2. ¿Entonces cuál es el problema con las prohibiciones? Uno muy sencillo: tienen costos. Es indispensable gastar para hacerlas cumplir. Se necesita un aparato de inspección para obligar a los ciudadanos a cumplir con la norma. En algunos casos, esto puede llegar a requerir el uso del brazo coercitivo del Estado (policías, fiscalías, tribunales y prisiones). Por otra parte, las prohibiciones, si muerden, tienden a generar mercados negros y estos pueden producir corrupción y violencia (no siempre es el caso: por ejemplo, no hay violencia asociada a la venta sin receta de antibióticos). A esto, hay que añadirle costos intangibles: a) la restricción de libertades individuales, y b) la pérdida de respeto a la ley ante la posibilidad de un incumplimiento masivo.

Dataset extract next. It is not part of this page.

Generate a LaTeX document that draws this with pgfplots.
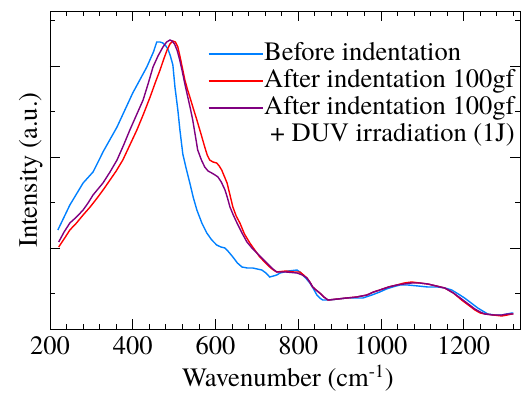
\documentclass[border=0pt]{standalone}
\usepackage{fontspec}
\setmainfont{TeX Gyre Termes}
\usepackage{pgfplots}
\usepackage{pgfplotstable}
\pgfplotsset{compat=1.18}
\definecolor{cblue}{RGB}{0,128,255}
\definecolor{cred}{RGB}{255,0,0}
\definecolor{cpurple}{RGB}{128,0,128}

\pgfplotstableread{
w y
219 99
248 124
280 146
304 157
321 171
328 177
362 202
400 236
434 262
450 277
458 287
466 287
473 286
480 283
485 280
491 273
497 264
502 242
509 219
514 199
521 175
530 159
538 146
546 132
555 119
567 106
579 96
591 89
603 84
613 82
623 81
632 77
642 72
653 66
664 62
677 61
690 61
712 59
722 56
731 52
740 53
748 54
756 56
776 58
797 59
804 57
811 54
820 50
828 46
837 40
845 34
852 31
859 29
876 29
917 31
956 31
978 34
997 37
1013 40
1028 42
1046 44
1065 44
1090 43
1113 42
1137 42
1155 41
1171 39
1187 35
1202 31
1218 26
1234 21
1246 18
1258 15
1275 14
1292 14
1305 15
1316 16
1320 16
}\tblue

\pgfplotstableread{
w y
221 82
234 90
248 99
264 106
280 114
297 122
314 131
330 140
345 149
360 158
376 169
393 184
410 199
426 215
442 232
455 247
466 259
475 270
483 279
490 285
497 288
503 287
509 282
515 271
521 259
526 249
532 240
538 232
546 221
555 209
565 195
574 182
580 174
586 169
594 167
603 166
609 163
615 159
621 153
628 146
635 134
642 122
650 113
659 106
670 95
683 86
695 79
707 72
719 67
731 62
740 59
748 57
770 58
790 57
804 57
813 54
821 51
828 47
835 42
843 39
852 36
862 32
872 29
895 30
917 31
941 32
966 34
982 37
997 39
1018 42
1038 44
1056 46
1074 47
1094 46
1113 45
1134 43
1154 41
1175 36
1195 29
1211 24
1227 19
1240 16
1251 15
1272 14
1292 13
1305 14
1316 15
1320 15
}\tred

\pgfplotstableread{
w y
221 87
234 97
248 106
264 112
280 119
292 126
304 134
316 140
328 146
345 157
362 169
378 184
393 199
409 214
425 229
437 245
449 262
461 273
473 282
482 287
490 289
495 288
501 285
507 279
513 270
519 259
526 245
533 232
539 221
545 209
551 194
557 179
566 169
574 162
582 158
591 156
599 154
606 152
614 147
623 139
629 131
635 122
643 114
652 106
664 96
676 87
688 81
700 76
712 71
724 66
736 61
748 57
770 57
797 56
810 54
821 51
828 47
835 42
843 39
852 36
862 32
872 29
895 30
917 31
941 32
966 34
982 37
997 39
1018 42
1038 44
1056 45
1074 46
1094 46
1113 45
1134 43
1154 41
1175 36
1195 30
1211 25
1227 20
1240 17
1251 15
1272 14
1292 14
1305 15
1316 15
1320 15
}\tpurple

\begin{document}
\fontsize{26.5}{30}\selectfont
\begin{tikzpicture}
\useasboundingbox (0,0) rectangle (522pt,392pt);
\begin{axis}[
  at={(50pt,63pt)}, anchor=south west,
  scale only axis, width=470pt, height=318pt,
  xmin=200, xmax=1336, ymin=0, ymax=318,
  xtick={200,400,...,1200},
  minor xtick={200,240,...,1320},
  ytick={81,172,263}, minor ytick={36,127,218,309},
  yticklabels={},
  tick align=inside,
  major tick length=10pt, minor tick length=5pt,
  xtick pos=both, ytick pos=both,
  axis line style={line width=0.8pt},
  every tick/.style={black, line width=0.8pt},
  /pgf/number format/assume math mode=true,
  /pgf/number format/1000 sep={},
  xticklabel style={anchor=base, yshift=-25pt, inner sep=0pt},
  xlabel={Wavenumber (cm\textsuperscript{-1})},
  xlabel style={at={(axis description cs:0.506,-0.18)}, anchor=base, inner sep=0pt},
  ylabel={Intensity (a.u.)},
  ylabel style={at={(axis description cs:-0.0277,0.5)}, anchor=base, inner sep=0pt},
  legend style={at={(axis description cs:0.336,0.9025)}, anchor=north west,
    draw=none, fill=none, inner sep=0pt, outer sep=0pt,
    row sep=3pt, column sep=1pt,
    nodes={inner sep=0pt, text height=18pt, text depth=6pt},
    font=\fontsize{26.5}{30}\selectfont},
  legend cell align=left,
  legend image code/.code={\draw[#1, line width=1.2pt] (0pt,0pt) -- (54pt,0pt);},
]
\addplot[cblue, line width=1.4pt] table[x=w, y=y] {\tblue};
\addlegendentry{Before indentation}
\addplot[cred, line width=1.4pt] table[x=w, y=y] {\tred};
\addlegendentry{After indentation 100gf}
\addplot[cpurple, line width=1.4pt] table[x=w, y=y] {\tpurple};
\addlegendentry{After indentation 100gf}
\addlegendimage{empty legend}
\addlegendentry{\hspace{6pt}+ DUV irradiation (1J)}
\end{axis}
\end{tikzpicture}
\end{document}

3. Dado lo anterior, analizar la pertinencia de una prohibición pasa por un análisis comparado de costos y beneficios. En términos esquemáticos, la prohibición de un bien o servicio solo se justifica si genera un beneficio social (producto de la disminución del consumo) mayor que los costos que impone. Asimismo, debe tener efectos positivos más marcados que otras alternativas menos onerosas en términos presupuestales y de libertades individuales (por ejemplo, el establecimiento de un impuesto especial o una campaña educativa). Y para ese análisis, se necesita considerar el contexto social (¿sobre quiénes recaerían los costos de una prohibición?), institucional (¿qué capacidades reales tiene un aparato gubernamental para hacer cumplir una prohibición?) y cultural (¿la prohibición en cuestión está alineada a las normas sociales de la comunidad?). Hay que reconocer además que, en una reflexión de este tipo, la incertidumbre predomina: no necesariamente conocemos a priori los costos y beneficios de una prohibición.

Regresando al caso oaxaqueño, ¿es buena o mala idea prohibir la venta de la comida chatarra a menores de edad? Intuitivamente creo que no, pero realmente no lo sé. Sin embargo, me queda claro que es una pregunta a la que hay aproximarse desde la evidencia empírica y no desde el prejuicio ideológico.